You don't need to restate your point. I understood and it's what's trite and insulting to new grads.

> Alternatively, you can think of yourself as a problem-solver for hire.

This isn't the alternative and hasn't been for a decade. It's absolutely mainstream thinking among students and new grads that the traditional career is dead and that they need to take alternative routes, one of the most common being to present themselves as "problem-solvers for hire", with personal brands, turning friends into networks, etc.

It's so common it's a trope, and of course the market of businesses who need problem-solvers for hire is absolutely saturated. It's a segment exploited by employers for cheap labour and terrible opportunities for progression as you're competing against so many people, many in LCOL areas.

So after their entire youth being told the same thing you're saying by podcasters, influencers, slightly older peers, etc and then arriving into a labour market which is absolutely barren, your advice is trite and it is insulting.

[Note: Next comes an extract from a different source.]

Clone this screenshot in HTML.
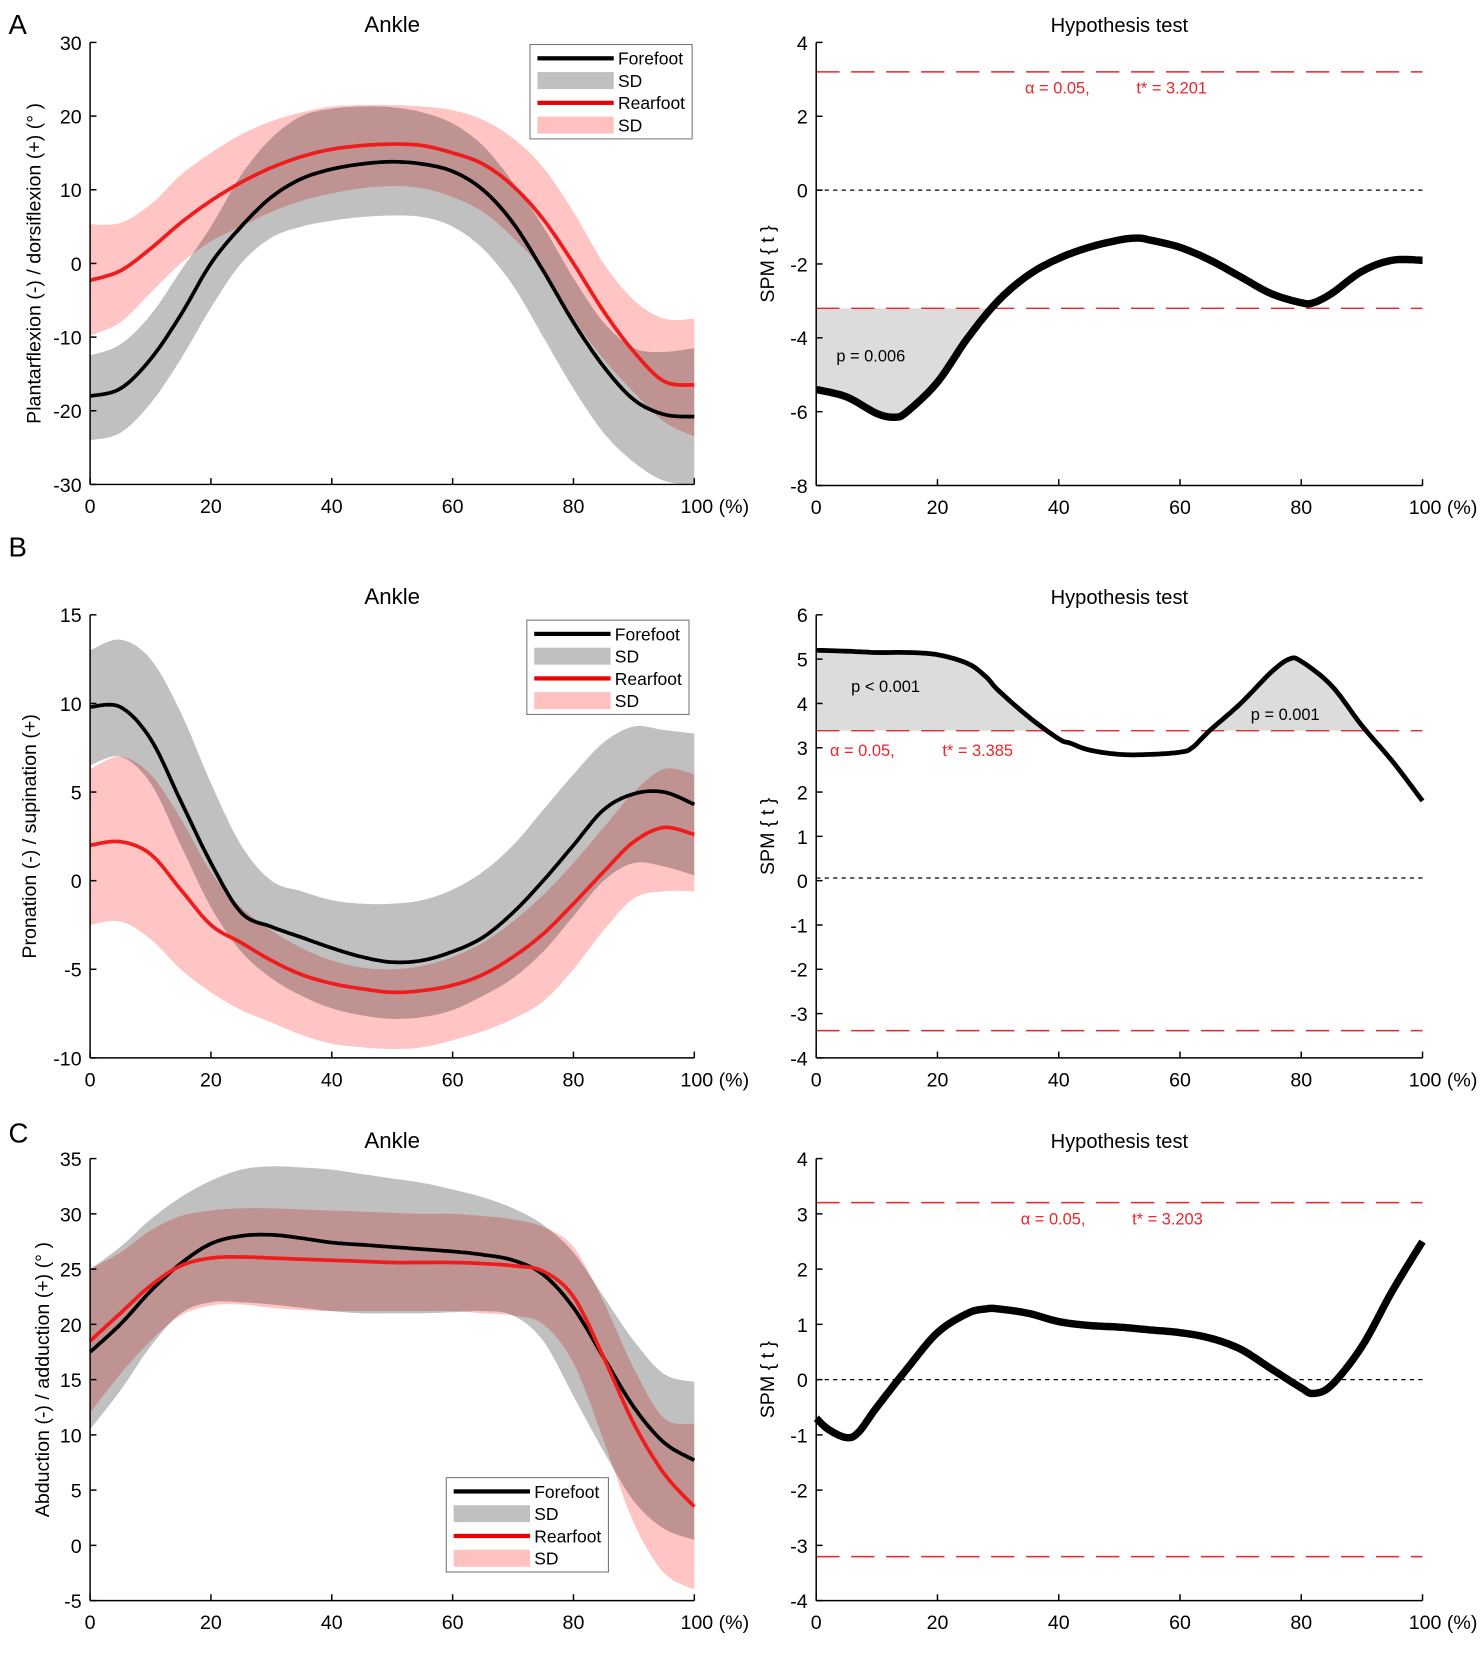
<!DOCTYPE html>
<html><head><meta charset="utf-8"><style>
html,body{margin:0;padding:0;background:#fff;}
svg{display:block;font-family:"Liberation Sans",Arial,sans-serif;}
</style></head><body>
<svg id="fig" width="1484" height="1667" viewBox="0 0 1400 1572.6" xmlns="http://www.w3.org/2000/svg"></svg>
<script>
const X = [0,5,10,15,20,25,30,35,40,45,50,55,60,65,70,75,80,85,90,95,100];
// Panel A (sagittal)
const aFore = [-18,-17,-13,-7,0,5,9,11.5,12.8,13.5,13.8,13.5,12.5,10,5.5,-1,-8,-14,-18.5,-20.5,-20.8];
const aForeUp = [-12.5,-11,-7,-1,5,12,17,20,21,21.3,21.2,20.5,19,16,11,5,-2,-8,-11.5,-12,-11.5];
const aForeLo = [-24,-23,-19,-13,-6,0,3.5,5,5.8,6.3,6.5,6.3,5,2,-3,-10,-17,-23,-27,-29.5,-30];
const aRear = [-2.3,-1,2,5.5,8.5,11,13,14.5,15.5,16,16.2,16,15,13.5,10.5,6,0,-6.5,-12,-16,-16.5];
const aRearUp = [5.3,5.5,8,12,15,17.5,19.3,20.5,21.3,21.5,21.5,21.3,20.8,19.5,17,13,7,0,-5,-7.5,-7.5];
const aRearLo = [-9.8,-8,-4,0,3,5,7,8.5,9.5,10.2,10.5,10.2,9,7,3.5,-1,-7.5,-13,-17.5,-21.5,-23.5];
const aSpmX = [0,5,10,13,15,20,25,30,35,40,45,50,53,55,60,65,70,75,80,82,85,90,95,100];
const aSpm = [-5.4,-5.6,-6.05,-6.15,-6.0,-5.2,-4,-3,-2.3,-1.85,-1.55,-1.35,-1.3,-1.35,-1.55,-1.9,-2.35,-2.8,-3.05,-3.05,-2.8,-2.2,-1.9,-1.9];
const aThr = 3.201;
// Panel B (frontal)
const bFore = [9.8,9.8,8,4.5,1,-1.8,-2.6,-3.2,-3.8,-4.3,-4.6,-4.5,-4,-3.2,-1.8,0,2,4,4.9,5,4.3];
const bForeUp = [13,13.6,12.5,9.5,5.5,2,0,-0.6,-1.1,-1.3,-1.3,-1.1,-0.5,0.5,2,4,6,7.8,8.7,8.5,8.3];
const bForeLo = [6.5,7,5.5,2,-1.5,-4,-5.5,-6.5,-7.2,-7.6,-7.8,-7.7,-7.3,-6.5,-5.5,-4,-2,0,1,0.8,0.3];
const bRear = [2,2.2,1.5,-0.5,-2.5,-3.5,-4.5,-5.3,-5.8,-6.1,-6.3,-6.2,-5.9,-5.3,-4.3,-3,-1.3,0.5,2.2,3,2.6];
const bRearUp = [6.3,7,6,3.5,0.5,-1.5,-2.8,-3.8,-4.5,-4.9,-5,-4.8,-4.3,-3.5,-2.3,-0.8,1,3,5,6.3,6];
const bRearLo = [-2.5,-2.3,-3.3,-5,-6.3,-7.3,-8,-8.7,-9.2,-9.4,-9.5,-9.4,-9,-8.5,-7.8,-6.8,-5,-2.8,-1,-0.6,-0.6];
const bSpmX = [0,5,10,15,20,25,28,30,35,40,42,45,50,55,60,62,65,70,75,78,80,85,90,95,100];
const bSpm = [5.2,5.18,5.15,5.15,5.1,4.9,4.6,4.3,3.7,3.2,3.1,2.95,2.85,2.85,2.9,3.0,3.4,4.0,4.7,5.0,4.95,4.4,3.5,2.7,1.8];
const bThr = 3.385;
// Panel C (transverse)
const cFore = [17.5,20,23,25.5,27.3,28,28.1,27.8,27.4,27.2,27,26.8,26.6,26.3,25.8,24.5,21.5,17,12.5,9.3,7.7];
const cForeUp = [25,27,29.5,31.5,33,34,34.3,34.2,34,33.6,33.2,32.8,32.2,31.5,30.5,29,26.5,22.5,18.5,15.5,14.8];
const cForeLo = [10.5,14,18,21,22,22,21.8,21.5,21.2,21,21,21,21.1,21.2,20.8,18.5,13.5,8.5,4,1.5,0.5];
const cRear = [18.5,21,23.5,25.3,26,26.1,26,25.9,25.8,25.7,25.6,25.6,25.6,25.5,25.3,24.8,22.5,17,11,6.5,3.5];
const cRearUp = [25,26.5,28.5,29.8,30.3,30.5,30.5,30.4,30.3,30.2,30.1,30,30,29.8,29.5,28.8,27,22,16,11.5,11];
const cRearLo = [12,15.5,18.5,20.8,21.7,21.8,21.5,21.3,21.2,21.2,21.2,21.2,21.2,21,20.8,20,16.5,9.5,2,-2.5,-4];
const cSpmX = [0,2,5,7,10,15,20,25,28,30,35,40,45,50,55,60,65,70,75,80,82,85,90,95,100];
const cSpm = [-0.7,-0.9,-1.05,-0.95,-0.5,0.2,0.85,1.2,1.28,1.28,1.2,1.05,0.98,0.95,0.9,0.85,0.75,0.55,0.2,-0.15,-0.25,-0.1,0.6,1.6,2.5];
const cThr = 3.203;
const xTicks = [0,20,40,60,80,100];

const NS = "http://www.w3.org/2000/svg";
const svg = document.getElementById('fig');
function el(tag, attrs, parent){ const e=document.createElementNS(NS,tag); for(const k in attrs) e.setAttribute(k,attrs[k]); (parent||svg).appendChild(e); return e; }
function txt(s, attrs, parent){ const e=el('text',attrs,parent); e.textContent=s; return e; }

function dense(xs, ys){
  const out=[];
  for(let i=0;i<xs.length-1;i++){
    const i0=Math.max(0,i-1), i3=Math.min(xs.length-1,i+2);
    for(let t=0;t<1;t+=0.1){
      const t2=t*t,t3=t2*t;
      const f=(p0,p1,p2,p3)=>0.5*((2*p1)+(-p0+p2)*t+(2*p0-5*p1+4*p2-p3)*t2+(-p0+3*p1-3*p2+p3)*t3);
      out.push([f(xs[i0],xs[i],xs[i+1],xs[i3]), f(ys[i0],ys[i],ys[i+1],ys[i3])]);
    }
  }
  out.push([xs[xs.length-1], ys[ys.length-1]]);
  return out;
}

function axes(cfg){
  const g = el('g',{});
  
  
  const sx = v => cfg.x0 + (v-0)/100*(cfg.x1-cfg.x0);
  const sy = v => cfg.y0 + (cfg.ymax - v)/(cfg.ymax-cfg.ymin)*(cfg.y1-cfg.y0);
  return {g,sx,sy};
}
function drawAxes(A,cfg){
  const {g,sx,sy}=A;
  const ax = el('g',{},g);
  
  
  el('line',{x1:cfg.x0,y1:cfg.y0,x2:cfg.x0,y2:cfg.y1,stroke:'#000','stroke-width':1.4},ax);
  el('line',{x1:cfg.x0,y1:cfg.y1,x2:cfg.x1,y2:cfg.y1,stroke:'#000','stroke-width':1.4},ax);
  cfg.yTicks.forEach(v=>{
    const y=sy(v);
    el('line',{x1:cfg.x0,y1:y,x2:cfg.x0+6,y2:y,stroke:'#000','stroke-width':1.4},ax);
    const t=txt(String(v),{x:cfg.x0-8,y:y+7,'text-anchor':'end','font-size':18.5},ax);
    
    
  });
  xTicks.forEach(v=>{
    const x=sx(v);
    el('line',{x1:x,y1:cfg.y1,x2:x,y2:cfg.y1-6,stroke:'#000','stroke-width':1.4},ax);
    const t=txt(v===100?'100 (%)':String(v),{x:v===100?x-13:x,y:cfg.y1+27,'text-anchor':v===100?'start':'middle','font-size':18.5},ax);
    
    
  });
  const ti=txt(cfg.title,{x:(cfg.x0+cfg.x1)/2,y:cfg.y0-10,'text-anchor':'middle','font-size':cfg.titleSize||21},g);
  
  
  const yl=txt(cfg.ylabel,{x:0,y:0,'text-anchor':'middle','font-size':18.5,transform:`translate(${cfg.ylx},${(cfg.y0+cfg.y1)/2}) rotate(-90)`},g);
  
  
}
function band(A,up,lo,color,name,blend){
  const pu=dense(X,up), pl=dense(X,lo).reverse();
  const d='M'+pu.concat(pl).map(p=>A.sx(p[0]).toFixed(1)+','+A.sy(p[1]).toFixed(1)).join('L')+'Z';
  const p=el('path',{d,fill:color,style:blend?'mix-blend-mode:multiply':''},A.g);
  
  
}
function line(A,xs,ys,color,w,name){
  const d='M'+dense(xs,ys).map(p=>A.sx(p[0]).toFixed(1)+','+A.sy(p[1]).toFixed(1)).join('L');
  const p=el('path',{d,fill:'none',stroke:color,'stroke-width':w,'stroke-linejoin':'round'},A.g);
  
  
}
function legend(A,x,y){
  const g=el('g',{},A.g);
  
  
  el('rect',{x,y,width:153,height:89,fill:'#fff',stroke:'#777','stroke-width':1},g);
  const items=[['Forefoot','line','#000'],['SD','rect','#c0c0c0'],['Rearfoot','line','#ee0000'],['SD','rect','#ffc0c0']];
  items.forEach((it,i)=>{
    const yy=y+13+i*21;
    if(it[1]==='line') el('rect',{x:x+7,y:yy-2,width:72,height:4,fill:it[2]},g);
    else el('rect',{x:x+7,y:yy-8,width:72,height:16,fill:it[2]},g);
    const t=txt(it[0],{x:x+83,y:yy+6,'font-size':16.5},g);
    
    
  });
}
function kinPanel(cfg,fore,foreUp,foreLo,rear,rearUp,rearLo,leg){
  const A=axes(cfg);
  band(A,foreUp,foreLo,'#c0c0c0','forefoot-sd-band',false);
  line(A,X,fore,'#000',3.5,'forefoot-mean-line');
  band(A,rearUp,rearLo,'#ffc4c4','rearfoot-sd-band',true);
  line(A,X,rear,'#ee1c1c',3.5,'rearfoot-mean-line');
  drawAxes(A,cfg);
  legend(A,leg[0],leg[1]);
}
function spmPanel(cfg,xs,ys,thr,sign,w,ann){
  const A=axes(cfg);
  const {g,sx,sy}=A;
  const pts=dense(xs,ys);
  const ty=sy(sign*thr);
  const cid='clip'+cfg.name;
  const cp=el('clipPath',{id:cid},g);
  if(sign<0) el('rect',{x:cfg.x0,y:ty,width:cfg.x1-cfg.x0,height:cfg.y1-ty},cp);
  else el('rect',{x:cfg.x0,y:cfg.y0,width:cfg.x1-cfg.x0,height:ty-cfg.y0},cp);
  const d='M'+sx(0)+','+ty+'L'+pts.map(p=>sx(p[0]).toFixed(1)+','+sy(p[1]).toFixed(1)).join('L')+'L'+sx(100)+','+ty+'Z';
  const f=el('path',{d,fill:'#dcdcdc','clip-path':`url(#${cid})`},g);
  
  
  [thr,-thr].forEach(v=>{
    const l=el('line',{x1:cfg.x0,x2:cfg.x1,y1:sy(v),y2:sy(v),stroke:'#e8262b','stroke-width':1.4,'stroke-dasharray':'22,11'},g);
    
    
  });
  const z=el('line',{x1:cfg.x0,x2:cfg.x1,y1:sy(cfg.zero||0),y2:sy(cfg.zero||0),stroke:'#000','stroke-width':1.2,'stroke-dasharray':'4,4'},g);
  
  
  line(A,xs,ys,'#000',w,'spm-t-curve');
  drawAxes(A,cfg);
  ann.forEach(a=>{
    const t=txt(a[0],{x:a[1],y:a[2],'font-size':15.5,fill:a[3]||'#000'},g);
    
    
  });
}
const yl1='Plantarflexion (-) / dorsiflexion (+) (° )';
kinPanel({name:'panel-a-ankle',x0:85,x1:655,y0:40,y1:457,ymin:-30,ymax:30,yTicks:[30,20,10,0,-10,-20,-30],title:'Ankle',ylabel:yl1,ylx:38},
  aFore,aForeUp,aForeLo,aRear,aRearUp,aRearLo,[500,42]);
spmPanel({name:'panel-a-spm',x0:770,x1:1342,y0:40,y1:458,ymin:-8,ymax:4,yTicks:[4,2,0,-2,-4,-6,-8],title:'Hypothesis test',titleSize:19,ylabel:'SPM { t }',ylx:730},
  aSpmX,aSpm,aThr,-1,7,[['α = 0.05,',967,88,'#e8262b','alpha-label'],['t* = 3.201',1072,88,'#e8262b','threshold-label'],['p  = 0.006',789,341,'#000','p-value-label']]);
kinPanel({name:'panel-b-ankle',x0:85,x1:655,y0:580,y1:998,ymin:-10,ymax:15,yTicks:[15,10,5,0,-5,-10],title:'Ankle',ylabel:'Pronation (-) / supination (+)',ylx:34},
  bFore,bForeUp,bForeLo,bRear,bRearUp,bRearLo,[497,585]);
spmPanel({name:'panel-b-spm',x0:770,x1:1342,y0:580,y1:998,ymin:-4,ymax:6,yTicks:[6,5,4,3,2,1,0,-1,-2,-3,-4],title:'Hypothesis test',titleSize:19,ylabel:'SPM { t }',ylx:730,zero:0.06},
  bSpmX,bSpm,bThr,1,4.5,[['p  < 0.001',803,653,'#000','p-value-label'],['p  = 0.001',1180,679,'#000','p-value-label'],['α = 0.05,',783,713,'#e8262b','alpha-label'],['t* = 3.385',889,713,'#e8262b','threshold-label']]);
kinPanel({name:'panel-c-ankle',x0:85,x1:655,y0:1093,y1:1510,ymin:-5,ymax:35,yTicks:[35,30,25,20,15,10,5,0,-5],title:'Ankle',ylabel:'Abduction (-) / adduction (+) (° )',ylx:46},
  cFore,cForeUp,cForeLo,cRear,cRearUp,cRearLo,[421,1394]);
spmPanel({name:'panel-c-spm',x0:770,x1:1342,y0:1093,y1:1510,ymin:-4,ymax:4,yTicks:[4,3,2,1,0,-1,-2,-3,-4],title:'Hypothesis test',titleSize:19,ylabel:'SPM { t }',ylx:730},
  cSpmX,cSpm,cThr,1,7,[['α = 0.05,',963,1155,'#e8262b','alpha-label'],['t* = 3.203',1068,1155,'#e8262b','threshold-label']]);
[['A',8,32],['B',8,525],['C',8,1078]].forEach(p=>{
  const t=txt(p[0],{x:p[1],y:p[2],'font-size':26});
  
  
});
</script>
</body></html>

It's even worse than when challenged, you assume I must not get your profound advice and choose to reiterate it, instead of reflection on the possibility that the world and opportunities you enjoyed 20 years ago simply don't exist any more. Not that there aren't other opportunities.

> But, as I mentioned above, the beaten path is saturated, and you will find yourself in what is essentially a lottery system.

The irony of this comment.

> By plugging into some area you're interested in and solving people's concrete problems.

Yes, you and literally everyone else. It's almost ridiculous how out-of-touch this is.

> perhaps fine, for the trades.

As an aside, this is an absurdly arrogant comment.